[Your task] Reproduce all the material exactly, minus any pictures it holds.
****************************************
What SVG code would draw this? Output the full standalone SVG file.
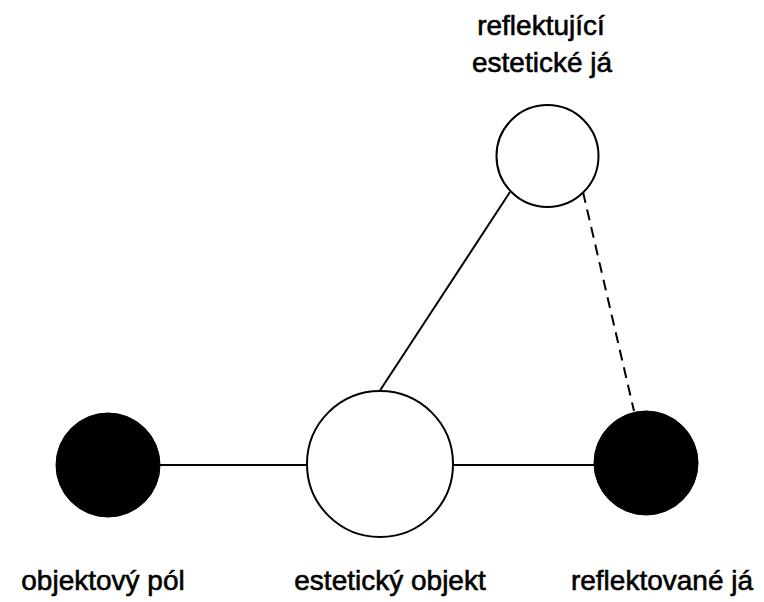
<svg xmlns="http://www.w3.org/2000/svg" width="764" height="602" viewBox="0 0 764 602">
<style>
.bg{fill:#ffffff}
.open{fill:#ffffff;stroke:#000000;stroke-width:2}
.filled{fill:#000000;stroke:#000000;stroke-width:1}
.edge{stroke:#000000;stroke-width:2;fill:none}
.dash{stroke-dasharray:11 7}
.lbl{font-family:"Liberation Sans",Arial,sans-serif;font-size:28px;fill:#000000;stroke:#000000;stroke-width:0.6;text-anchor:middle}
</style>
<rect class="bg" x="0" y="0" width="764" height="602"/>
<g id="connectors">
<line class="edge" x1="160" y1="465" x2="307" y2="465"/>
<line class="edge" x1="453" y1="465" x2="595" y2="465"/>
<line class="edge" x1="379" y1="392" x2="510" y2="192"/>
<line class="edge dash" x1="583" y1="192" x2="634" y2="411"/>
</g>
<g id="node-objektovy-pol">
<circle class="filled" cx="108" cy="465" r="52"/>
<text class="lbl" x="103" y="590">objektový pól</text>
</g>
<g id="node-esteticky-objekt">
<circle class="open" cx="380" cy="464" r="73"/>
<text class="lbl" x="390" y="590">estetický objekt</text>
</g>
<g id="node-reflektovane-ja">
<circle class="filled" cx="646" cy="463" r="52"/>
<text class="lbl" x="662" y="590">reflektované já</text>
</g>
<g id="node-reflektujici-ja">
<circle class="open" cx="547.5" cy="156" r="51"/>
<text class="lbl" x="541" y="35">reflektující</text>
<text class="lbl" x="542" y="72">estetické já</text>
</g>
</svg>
****************************************
[Response]
What SVG code would draw this? Output the full standalone SVG file.
<svg xmlns="http://www.w3.org/2000/svg" width="764" height="602" viewBox="0 0 764 602">
<style>
.bg{fill:#ffffff}
.open{fill:#ffffff;stroke:#000000;stroke-width:2}
.filled{fill:#000000;stroke:#000000;stroke-width:1}
.edge{stroke:#000000;stroke-width:2;fill:none}
.dash{stroke-dasharray:11 7}
.lbl{font-family:"Liberation Sans",Arial,sans-serif;font-size:28px;fill:#000000;stroke:#000000;stroke-width:0.6;text-anchor:middle}
</style>
<rect class="bg" x="0" y="0" width="764" height="602"/>
<g id="connectors">
<line class="edge" x1="160" y1="465" x2="307" y2="465"/>
<line class="edge" x1="453" y1="465" x2="595" y2="465"/>
<line class="edge" x1="379" y1="392" x2="510" y2="192"/>
<line class="edge dash" x1="583" y1="192" x2="634" y2="411"/>
</g>
<g id="node-objektovy-pol">
<circle class="filled" cx="108" cy="465" r="52"/>
<text class="lbl" x="103" y="590">objektový pól</text>
</g>
<g id="node-esteticky-objekt">
<circle class="open" cx="380" cy="464" r="73"/>
<text class="lbl" x="390" y="590">estetický objekt</text>
</g>
<g id="node-reflektovane-ja">
<circle class="filled" cx="646" cy="463" r="52"/>
<text class="lbl" x="662" y="590">reflektované já</text>
</g>
<g id="node-reflektujici-ja">
<circle class="open" cx="547.5" cy="156" r="51"/>
<text class="lbl" x="541" y="35">reflektující</text>
<text class="lbl" x="542" y="72">estetické já</text>
</g>
</svg>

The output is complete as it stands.